◆ **Data provided**
<<<<
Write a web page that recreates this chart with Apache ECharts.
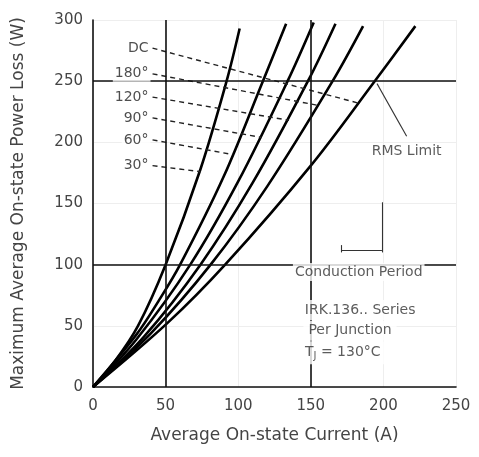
<!DOCTYPE html>
<html>
<head>
<meta charset="utf-8">
<script src="https://cdn.jsdelivr.net/npm/echarts@6/dist/echarts.min.js"></script>
<style>
  html, body { margin: 0; padding: 0; background: #fff; }
  #chart { width: 479px; height: 457px; }
</style>
</head>
<body>
<div id="chart"></div>
<script>
// curves, [current A, power W]
const curve30 = [[0, 0], [15, 21], [31, 50], [50, 100], [74, 178], [92, 250], [101, 293]];
const curve60 = [[0, 0], [30, 43], [45, 70], [60, 100], [90, 172], [117, 250], [133, 297]];
const curve90 = [[0, 0], [30, 39], [67, 100], [100, 168], [134, 250], [152, 298]];
const curve120 = [[0, 0], [35, 41], [74, 100], [110, 167], [148, 250], [167, 297]];
const curve180 = [[0, 0], [40, 44], [81, 100], [120, 164], [165, 250], [186, 295]];
const curveDC = [[0, 0], [51, 52], [91, 100], [150, 181], [194, 250], [222, 295]];

// label leaders: name, start, end (on its curve)
const leaderNames = ['DC', '180°', '120°', '90°', '60°', '30°'];
const leaderStart = [[41, 277], [41, 256], [41, 237], [41, 220], [41, 202], [41, 181]];
const leaderEnd = [[183, 232], [156, 230], [135, 218], [116, 204], [96, 190], [74, 176]];

const boldX = [50, 150];
const boldY = [100, 250];

// annotations in data units
const rmsLeader = [[195.6, 248], [216, 205]];
const rmsText = [216, 193];
const periodBar = [[199, 151], [199, 110]];
const periodArrow = [[171, 112], [199, 112]];
const periodText = [183, 94];
const boxLines = ['IRK.136.. Series', 'Per Junction', '{t|T}{s|J}{t| = 130°C}'];
const boxPos = [[184, 63], [177, 46], [172, 28]];

const font = '"DejaVu Sans", sans-serif';
const chart = echarts.init(document.getElementById('chart'));

function curveSeries(data) {
  return {
    type: 'line', data: data, smooth: 0.35, symbol: 'none', z: 3,
    lineStyle: { color: '#000', width: 2.6 },
  };
}

const series = [
  {
    type: 'line', data: [], z: 1,
    markLine: {
      silent: true, symbol: 'none', label: { show: false },
      lineStyle: { color: '#111', width: 1.6, type: 'solid' },
      data: boldX.map(v => ({ xAxis: v })).concat(boldY.map(v => ({ yAxis: v }))),
    },
  },
  curveSeries(curve30),
  curveSeries(curve60),
  curveSeries(curve90),
  curveSeries(curve120),
  curveSeries(curve180),
  curveSeries(curveDC),
];

leaderNames.forEach((name, i) => {
  series.push({
    type: 'line', symbol: 'none', z: 4,
    lineStyle: { color: '#222', width: 1.4, type: [5, 4] },
    data: [leaderStart[i], leaderEnd[i]],
  });
});

// RMS limit leader and conduction period symbol
series.push({
  type: 'line', data: [], z: 4,
  markLine: {
    silent: true, symbol: 'none', label: { show: false },
    lineStyle: { color: '#333', width: 1.1, type: 'solid' },
    data: [
      [{ coord: rmsLeader[0] }, { coord: rmsLeader[1] }],
      [{ coord: periodBar[0] }, { coord: periodBar[1] }],
      [{ coord: periodArrow[0] }, { coord: periodArrow[1] }],
      [{ coord: [periodArrow[0][0], periodArrow[0][1] + 4] }, { coord: [periodArrow[0][0], periodArrow[0][1] - 2] }],
    ],
  },
});

// text annotations
function textPoint(pos, text, extra) {
  return {
    value: pos,
    label: Object.assign({
      show: true, position: 'inside', formatter: text,
      color: '#333', fontSize: 14, fontFamily: font,
      backgroundColor: '#fff', padding: [1, 2],
      rich: {
        t: { fontSize: 14, color: '#333', fontFamily: font },
        s: { fontSize: 10, color: '#333', fontFamily: font, verticalAlign: 'bottom', padding: [7, 0, 0, 0] },
      },
    }, extra || {}),
  };
}

const labelPoints = leaderNames.map((name, i) =>
  textPoint(leaderStart[i], name, { position: 'left', distance: 2, fontSize: 14, color: '#222' }));

series.push({
  type: 'scatter', symbolSize: 0, z: 6, silent: true,
  data: [
    textPoint(rmsText, 'RMS Limit', { backgroundColor: 'transparent' }),
    textPoint(periodText, 'Conduction Period', { padding: [2, 2] }),
  ].concat(boxLines.map((t, i) => textPoint(boxPos[i], t, { padding: [3, 5] })))
    .concat(labelPoints),
});

chart.setOption({
  animation: false,
  grid: { left: 93, right: 23, top: 20, bottom: 70 },
  xAxis: {
    type: 'value', min: 0, max: 250, interval: 50,
    name: 'Average On-state Current (A)', nameLocation: 'middle', nameGap: 40,
    nameTextStyle: { color: '#444', fontSize: 17, fontFamily: font },
    axisLine: { lineStyle: { color: '#111', width: 1.6 } },
    axisTick: { show: false },
    axisLabel: { color: '#444', fontSize: 15, fontFamily: font, margin: 12 },
    splitLine: { show: true, lineStyle: { color: '#eeeeee', width: 1 } },
  },
  yAxis: {
    type: 'value', min: 0, max: 300, interval: 50,
    name: 'Maximum Average On-state Power Loss (W)', nameLocation: 'middle', nameGap: 66,
    nameTextStyle: { color: '#444', fontSize: 17, fontFamily: font },
    axisLine: { show: true, lineStyle: { color: '#111', width: 1.6 } },
    axisTick: { show: false },
    axisLabel: { color: '#444', fontSize: 15, fontFamily: font, margin: 10 },
    splitLine: { show: true, lineStyle: { color: '#eeeeee', width: 1 } },
  },
  series: series,
});
</script>
</body>
</html>
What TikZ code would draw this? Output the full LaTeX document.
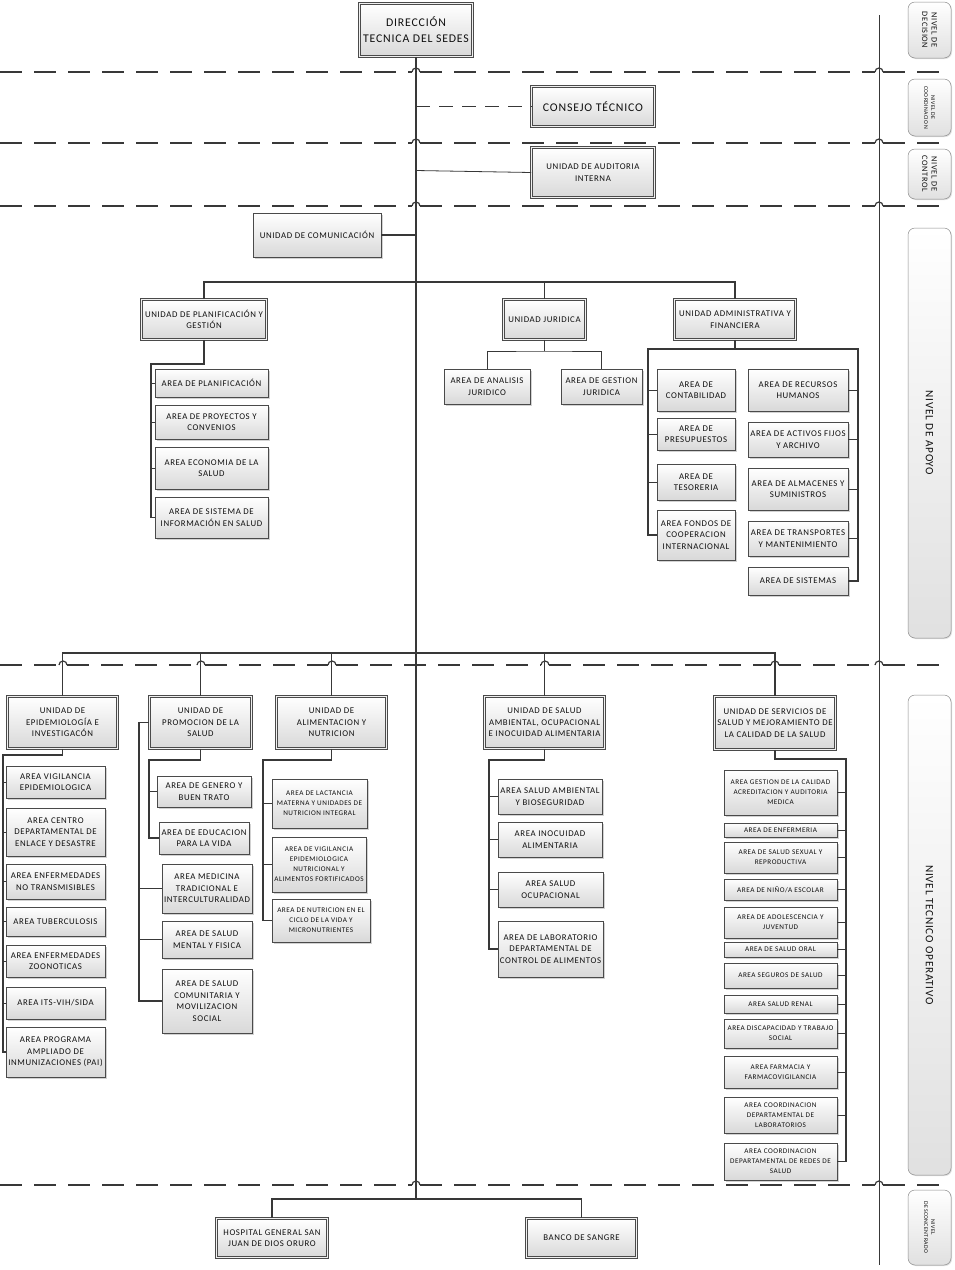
\documentclass[tikz,border=0pt]{standalone}
\usepackage{fontspec}
\setmainfont{Carlito}[LetterSpace=7]
\usetikzlibrary{shadows}
\definecolor{ln}{HTML}{383838}
\definecolor{bd}{HTML}{4A4A4A}
\definecolor{txt}{HTML}{101010}
\newcommand{\fB}{\fontsize{11.8}{16}\selectfont}
\newcommand{\fN}{\fontsize{8.8}{11.5}\selectfont}
\newcommand{\fS}{\fontsize{7.2}{10}\selectfont}
\newcommand{\fL}{\fontsize{11.2}{13}\selectfont}
\tikzset{
 areabox/.style={draw=bd, line width=0.6pt, top color=white, bottom color=black!15,
   drop shadow={opacity=0.35, shadow xshift=1.6pt, shadow yshift=-1.6pt},
   inner sep=0pt, align=center, text=txt, font=\fN},
 unitbox/.style={areabox, double=black!6, double distance=1.8pt},
 sidebox/.style={draw=black!45, line width=0.5pt, rounded corners=7pt, top color=white, bottom color=black!12,
   drop shadow={opacity=0.25, shadow xshift=1pt, shadow yshift=-1pt}, rotate=-90,
   align=center, inner sep=0pt, text=txt},
 trunk/.style={draw=ln, line width=2pt},
 bar/.style={draw=ln, line width=1.5pt},
 spine/.style={draw=ln, line width=1.6pt},
 tick/.style={draw=ln, line width=0.8pt},
 lvl/.style={draw=ln, line width=1.2pt, dash pattern=on 22pt off 12pt},
 hopst/.style={draw=ln, line width=1.2pt},
 cdash/.style={draw=ln, line width=1.2pt, dash pattern=on 14pt off 9pt},
 sideln/.style={draw=ln, line width=0.9pt}
}
% name, x1, y1, x2, y2, options, text
\newcommand{\BX}[7]{\node[#6, minimum width={(#4-#2)*1pt}, minimum height={(#5-#3)*1pt}] (#1) at ({(#2+#4)/2},{(#3+#5)/2}) {#7};}
\newcommand{\UB}[7]{\node[unitbox,#6, minimum width={(#4-#2-3)*1pt}, minimum height={(#5-#3-3)*1pt}] (#1) at ({(#2+#4)/2},{(#3+#5)/2}) {#7};}
\newcommand{\SB}[7]{\node[sidebox,font=#6, minimum width={(#5-#3)*1pt}, minimum height={(#4-#2)*1pt}] (#1) at ({(#2+#4)/2},{(#3+#5)/2}) {#7};}
\begin{document}
\begin{tikzpicture}[x=1pt,y=-1pt]
\useasboundingbox (0,0) rectangle (954,1270);
\fill[white] (0,0) rectangle (954,1270);

% ---- level separators
\foreach \yy in {72,143,206,1185}{
  \draw[lvl] (0,\yy) -- (412,\yy);
  \draw[hopst] (412,\yy) arc[start angle=180,end angle=0,radius=4pt];
  \draw[lvl] (420,\yy) -- (875,\yy);
  \draw[hopst] (875,\yy) arc[start angle=180,end angle=0,radius=4pt];
  \draw[lvl] (883,\yy) -- (945,\yy);
}
\foreach \a/\b in {0/59,67/197,205/328,336/541,549/771,779/875,883/945}
  \draw[lvl] (\a,665) -- (\b,665);
\foreach \h in {63,201,332,545,775,879}
  \draw[hopst] (\h-4,665) arc[start angle=180,end angle=0,radius=4pt];
\draw[sideln] (879,15) -- (879,1265);

% ---- side level labels
\SB{lv1}{908}{2}{951}{58}{\fontsize{8.3}{9.5}\selectfont}{NIVEL DE\\DECISION}
\SB{lv2}{908}{79}{951}{136}{\fontsize{5.8}{7}\selectfont}{NIVEL DE\\COORDINACION}
\SB{lv3}{908}{149}{951}{199}{\fontsize{8.3}{9.5}\selectfont}{NIVEL DE\\CONTROL}
\SB{lv4}{908}{228}{951}{638}{\fL}{NIVEL DE APOYO}
\SB{lv5}{908}{695}{951}{1175}{\fL}{NIVEL TECNICO OPERATIVO}
\SB{lv6}{908}{1190}{951}{1265}{\fontsize{5.8}{7}\selectfont}{NIVEL\\DESCONCENTRADO}

% ---- top
\UB{dir}{358}{2}{474}{58}{font=\fB}{DIRECCIÓN\\TECNICA DEL SEDES}
\UB{cons}{530}{85}{656}{128}{font=\fB}{CONSEJO TÉCNICO}
\UB{aud}{530}{146}{656}{199}{}{UNIDAD DE AUDITORIA\\INTERNA}
\BX{com}{253}{213}{381}{257}{areabox}{UNIDAD DE COMUNICACIÓN}

% ---- apoyo
\UB{plan}{140}{298}{268}{341}{}{UNIDAD DE PLANIFICACIÓN Y\\GESTIÓN}
\UB{jur}{502}{298}{587}{341}{}{UNIDAD JURIDICA}
\UB{adm}{673}{298}{797}{341}{}{UNIDAD ADMINISTRATIVA Y\\FINANCIERA}
\BX{p1}{155}{369}{268}{397}{areabox}{AREA DE PLANIFICACIÓN}
\BX{p2}{155}{405}{268}{439}{areabox}{AREA DE PROYECTOS Y\\CONVENIOS}
\BX{p3}{155}{447}{268}{489}{areabox}{AREA ECONOMIA DE LA\\SALUD}
\BX{p4}{155}{497}{268}{538}{areabox}{AREA DE SISTEMA DE\\INFORMACIÓN EN SALUD}
\BX{ja}{444}{369}{530}{404}{areabox}{AREA DE ANALISIS\\JURIDICO}
\BX{jg}{561}{369}{642}{404}{areabox}{AREA DE GESTION\\JURIDICA}
\BX{a1}{657}{369}{735}{411}{areabox}{AREA DE\\CONTABILIDAD}
\BX{a2}{657}{418}{735}{450}{areabox}{AREA DE\\PRESUPUESTOS}
\BX{a3}{657}{464}{735}{500}{areabox}{AREA DE\\TESORERIA}
\BX{a4}{657}{510}{735}{560}{areabox}{AREA FONDOS DE\\COOPERACION\\INTERNACIONAL}
\BX{a5}{748}{369}{848}{411}{areabox}{AREA DE RECURSOS\\HUMANOS}
\BX{a6}{748}{422}{848}{457}{areabox}{AREA DE ACTIVOS FIJOS\\Y ARCHIVO}
\BX{a7}{748}{468}{848}{510}{areabox}{AREA DE ALMACENES Y\\SUMINISTROS}
\BX{a8}{748}{521}{848}{556}{areabox}{AREA DE TRANSPORTES\\Y MANTENIMIENTO}
\BX{a9}{748}{567}{848}{595}{areabox}{AREA DE SISTEMAS}

% ---- tecnico operativo
\UB{epi}{6}{695}{119}{750}{}{UNIDAD DE\\EPIDEMIOLOGÍA E\\INVESTIGACÓN}
\UB{promo}{148}{695}{253}{750}{}{UNIDAD DE\\PROMOCION DE LA\\SALUD}
\UB{alim}{275}{695}{388}{750}{}{UNIDAD DE\\ALIMENTACION Y\\NUTRICION}
\UB{samb}{483}{695}{606}{750}{}{UNIDAD DE SALUD\\AMBIENTAL, OCUPACIONAL\\E INOCUIDAD ALIMENTARIA}
\UB{serv}{713}{695}{837}{751}{}{UNIDAD DE SERVICIOS DE\\SALUD Y MEJORAMIENTO DE\\LA CALIDAD DE LA SALUD}

\BX{e1}{6}{766}{105}{798}{areabox}{AREA VIGILANCIA\\EPIDEMIOLOGICA}
\BX{e2}{6}{808}{105}{856}{areabox}{AREA CENTRO\\DEPARTAMENTAL DE\\ENLACE Y DESASTRE}
\BX{e3}{6}{864}{105}{899}{areabox}{AREA ENFERMEDADES\\NO TRANSMISIBLES}
\BX{e4}{6}{907}{105}{936}{areabox}{AREA TUBERCULOSIS}
\BX{e5}{6}{945}{105}{977}{areabox}{AREA ENFERMEDADES\\ZOONOTICAS}
\BX{e6}{6}{987}{105}{1019}{areabox}{AREA ITS-VIH/SIDA}
\BX{e7}{6}{1027}{105}{1077}{areabox}{AREA PROGRAMA\\AMPLIADO DE\\INMUNIZACIONES (PAI)}

\BX{pr1}{157}{776}{251}{807}{areabox}{AREA DE GENERO Y\\BUEN TRATO}
\BX{pr2}{159}{822}{249}{854}{areabox}{AREA DE EDUCACION\\PARA LA VIDA}
\BX{pr3}{162}{864}{252}{913}{areabox}{AREA MEDICINA\\TRADICIONAL E\\INTERCULTURALIDAD}
\BX{pr4}{162}{921}{252}{958}{areabox}{AREA DE SALUD\\MENTAL Y FISICA}
\BX{pr5}{162}{969}{252}{1033}{areabox}{AREA DE SALUD\\COMUNITARIA Y\\MOVILIZACION\\SOCIAL}

\BX{al1}{272}{779}{367}{828}{areabox,font=\fS}{AREA DE LACTANCIA\\MATERNA Y UNIDADES DE\\NUTRICION INTEGRAL}
\BX{al2}{272}{837}{366}{892}{areabox,font=\fS}{AREA DE VIGILANCIA\\EPIDEMIOLOGICA\\NUTRICIONAL Y\\ALIMENTOS FORTIFICADOS}
\BX{al3}{272}{899}{370}{942}{areabox,font=\fS}{AREA DE NUTRICION EN EL\\CICLO DE LA VIDA Y\\MICRONUTRIENTES}

\BX{sa1}{498}{779}{602}{814}{areabox}{AREA SALUD AMBIENTAL\\Y BIOSEGURIDAD}
\BX{sa2}{498}{822}{602}{857}{areabox}{AREA INOCUIDAD\\ALIMENTARIA}
\BX{sa3}{498}{872}{603}{907}{areabox}{AREA SALUD\\OCUPACIONAL}
\BX{sa4}{498}{921}{603}{977}{areabox}{AREA DE LABORATORIO\\DEPARTAMENTAL DE\\CONTROL DE ALIMENTOS}

\BX{sv1}{724}{770}{837}{815}{areabox,font=\fS}{AREA GESTION DE LA CALIDAD\\ACREDITACION Y AUDITORIA\\MEDICA}
\BX{sv2}{724}{823}{837}{837}{areabox,font=\fS}{AREA DE ENFERMERIA}
\BX{sv3}{724}{842}{837}{873}{areabox,font=\fS}{AREA DE SALUD SEXUAL Y\\REPRODUCTIVA}
\BX{sv4}{724}{879}{837}{900}{areabox,font=\fS}{AREA DE NIÑO/A ESCOLAR}
\BX{sv5}{724}{907}{837}{938}{areabox,font=\fS}{AREA DE ADOLESCENCIA Y\\JUVENTUD}
\BX{sv6}{724}{942}{837}{957}{areabox,font=\fS}{AREA DE SALUD ORAL}
\BX{sv7}{724}{963}{837}{988}{areabox,font=\fS}{AREA SEGUROS DE SALUD}
\BX{sv8}{724}{995}{837}{1013}{areabox,font=\fS}{AREA SALUD RENAL}
\BX{sv9}{724}{1019}{837}{1048}{areabox,font=\fS}{AREA DISCAPACIDAD Y TRABAJO\\SOCIAL}
\BX{sv10}{724}{1056}{837}{1088}{areabox,font=\fS}{AREA FARMACIA Y\\FARMACOVIGILANCIA}
\BX{sv11}{724}{1097}{837}{1133}{areabox,font=\fS}{AREA COORDINACION\\DEPARTAMENTAL DE\\LABORATORIOS}
\BX{sv12}{724}{1143}{837}{1180}{areabox,font=\fS}{AREA COORDINACION\\DEPARTAMENTAL DE REDES DE\\SALUD}

% ---- desconcentrado
\UB{hosp}{215}{1217}{329}{1259}{}{HOSPITAL GENERAL SAN\\JUAN DE DIOS ORURO}
\UB{banco}{525}{1217}{638}{1259}{}{BANCO DE SANGRE}

% ================= connectors
\coordinate (tbot) at (416,1199);
\draw[trunk] (dir.south) -- (tbot);
\draw[bar] (hosp.north) |- (tbot) -| (banco.north);
\draw[cdash] (cons.west -| dir.south) -- (cons.west);
\draw[tick] ([yshift=2pt]aud.west -| dir.south) -- (aud.west);
\draw[bar] (com.east) -- (com.east -| dir.south);

% apoyo
\coordinate (ab) at (416,282);
\draw[bar] (plan.north) |- (ab) -| (adm.north);
\draw[bar] (jur.north) -- (jur.north |- ab);
\coordinate (jb) at (544,351);
\draw[tick] (jur.south) -- (jur.south |- jb);
\draw[tick] (ja.north) |- (jb) -| (jg.north);

\coordinate (ps) at (151,364);
\draw[spine] (plan.south) |- (ps) |- (p4.west);
\foreach \n in {p1,p2,p3} \draw[tick] (ps |- \n.west) -- (\n.west);

\coordinate (al) at (648,349);
\coordinate (ar) at (858,349);
\draw[spine] (adm.south) -- (adm.south |- al);
\draw[spine] (a4.west) -| (al) -- (ar) |- (a9.east);
\foreach \n in {a1,a2,a3} \draw[tick] (al |- \n.west) -- (\n.west);
\foreach \n in {a5,a6,a7,a8} \draw[tick] (ar |- \n.east) -- (\n.east);

% tecnico
\coordinate (tb1) at (416,653);
\draw[bar] (epi.north) |- (tb1) -| (serv.north);
\foreach \n in {promo,alim,samb} \draw[tick] (\n.north) -- (\n.north |- tb1);

\coordinate (es) at (3,755);
\draw[spine] (epi.south) |- (es) |- (e7.west);
\foreach \n in {e1,e2,e3,e4,e5,e6} \draw[tick] (es |- \n.west) -- (\n.west);

\coordinate (prs) at (149,760);
\draw[spine] (promo.south) |- (prs) |- (pr2.west);
\draw[tick] (prs |- pr1.west) -- (pr1.west);
\coordinate (prl) at (139,723);
\draw[spine] (promo.west) -- (promo.west -| prl) |- (pr5.west);
\foreach \n in {pr3,pr4} \draw[tick] (prl |- \n.west) -- (\n.west);

\coordinate (als) at (263,760);
\draw[spine] (alim.south) |- (als) |- (al3.west);
\foreach \n in {al1,al2} \draw[tick] (als |- \n.west) -- (\n.west);

\coordinate (sas) at (489,760);
\draw[spine] (samb.south) |- (sas) |- (sa4.west);
\foreach \n in {sa1,sa2,sa3} \draw[tick] (sas |- \n.west) -- (\n.west);

\coordinate (svs) at (846,759);
\draw[spine] (serv.south) |- (svs) |- (sv12.east);
\foreach \n in {sv1,sv2,sv3,sv4,sv5,sv6,sv7,sv8,sv9,sv10,sv11} \draw[tick] (svs |- \n.east) -- (\n.east);
\end{tikzpicture}
\end{document}
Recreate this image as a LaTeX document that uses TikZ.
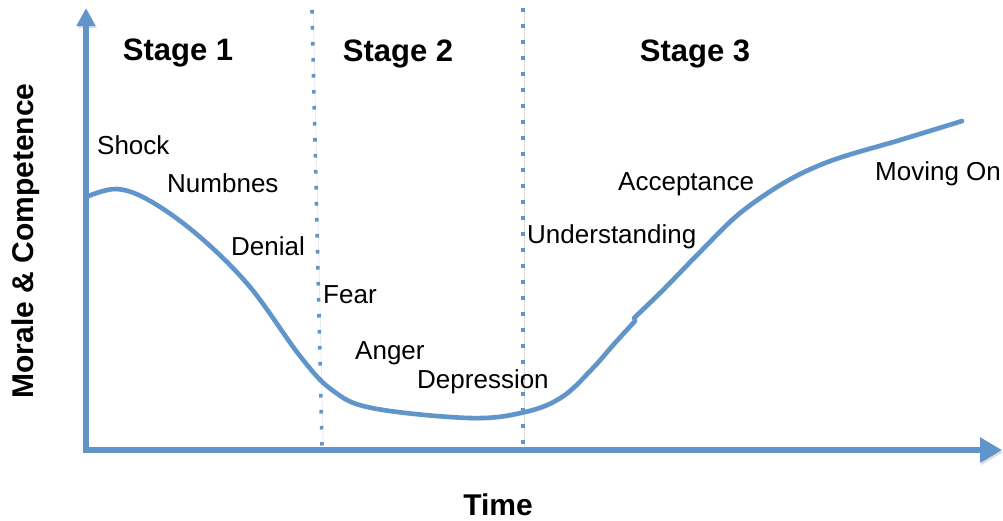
>>>>
◆ **Directions**
Extract every line above that contains the word "this".

◆ **Exercise solution**
Write a web page that recreates this chart with Apache ECharts.
What TikZ code would draw this? Output the full LaTeX document.
Recreate this image as a LaTeX document that uses TikZ.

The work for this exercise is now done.